The only mandate here is a maximum rate of return, “without undue risk of loss”. What does “undue” mean? If we take a big risk that could bring a significant return, is the risk undue?
In this current period, this provision bothers me quite a bit. I am sure many people in the unions will wonder why they have no say and why they too cannot make choices.
All that looks a lot like this government's approach to managing transfer payments, where the government reduced its deficit by transferring it through significant cuts to health care, education and social welfare up to the latest budget. In this budget, it is far from returning the situation in these fields to what it had been, even though it has guaranteed investments over five years of $11.5 billion. We are a long way from where we were before.
This is the same government that made major cuts to unemployment insurance programs. It reduced accessibility. It reduced benefits and the length of their payment.
This is also the same government that is now equipping itself to take the surpluses in the pension funds. Instead of agreeing to share the administration with the unions, it makes decisions by equipping itself with mechanisms which appear to put it at a distance.
Anyone reading this with care will see that the government is accomplishing indirectly what it does not want to do directly.
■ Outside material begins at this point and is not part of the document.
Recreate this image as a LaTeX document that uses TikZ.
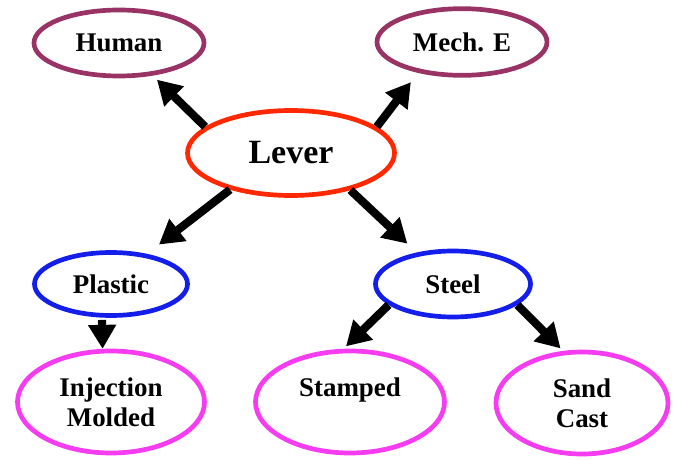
\documentclass[tikz,border=0pt]{standalone}
\usepackage{fontspec}
\setmainfont{Liberation Serif}
\usetikzlibrary{shapes.geometric,arrows.meta}
\definecolor{usecol}{RGB}{153,51,102}
\definecolor{levercol}{RGB}{255,40,0}
\definecolor{matcol}{RGB}{20,30,235}
\definecolor{proccol}{RGB}{245,60,240}
\begin{document}
\begin{tikzpicture}[x=0.03cm,y=-0.03cm,
	bub/.style={ellipse,draw,line width=4pt,inner sep=0pt,align=center,
		font=\bfseries\fontsize{23}{25.6}\selectfont},
	conn/.style={line width=7pt,-{Triangle[width=0.8cm,length=0.72cm]}}]
	\useasboundingbox (0,0) rectangle (678,460);
	% top row
	\node[bub,draw=usecol,minimum width=5.1cm,minimum height=1.98cm] (human) at (119,43) {Human};
	\node[bub,draw=usecol,minimum width=5.1cm,minimum height=2cm] (mech) at (462,42) {Mech. E};
	\node[bub,draw=levercol,minimum width=6.21cm,minimum height=2.55cm,font=\bfseries\fontsize{29}{33}\selectfont] (lever) at (291,153) {Lever};
	% materials
	\node[bub,draw=matcol,minimum width=4.59cm,minimum height=1.89cm] (plastic) at (111,284) {Plastic};
	\node[bub,draw=matcol,minimum width=4.65cm,minimum height=1.98cm] (steel) at (453,284) {Steel};
	% processes
	\node[bub,draw=proccol,minimum width=5.61cm,minimum height=3.06cm] (inj) at (111,402) {Injection\\Molded};
	\node[bub,draw=proccol,minimum width=5.67cm,minimum height=3.06cm] (stamp) at (350,402) {Stamped\\\mbox{}};
	\node[bub,draw=proccol,minimum width=5.16cm,minimum height=3.06cm] (sand) at (582,403) {Sand\\Cast};
	% arrows
	\draw[conn,shorten >=5] (lever.163)--(human.-44);
	\draw[conn,shorten >=10] (lever.17)--(mech.215);
	\draw[conn,shorten >=13] (lever.211)--(plastic.40);
	\draw[conn,shorten >=11] (lever.-32)--(steel.139);
	\draw[conn,shorten <=2] (plastic.-105)--(inj.99);
	\draw[conn,shorten >=3] (steel.198)--(stamp.97);
	\draw[conn,shorten >=3] (steel.-18)--(sand.110);
\end{tikzpicture}
\end{document}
It is hobbling the board to such an extent that it has no leeway, moreover I would not want it to.
I would be tempted to make use of a word that is unparliamentary. It means to try to appear to be doing something other than what one is actually doing. I trust that is clear. Saying that one is doing one thing, while doing another. The government is not keeping its distance, but instead of managing jointly with employees, it creates a body to serve its interests, which is most regrettable.
We have had a number of opportunities in this House to speak of the government's relationship with the public sector, and I would like in closing to make a comparison. The federal government's inability to deal properly with public sector employees in something as natural as the pension funds, an area in which agreement should be reachable, reminds me of the way it treats the Quebec people.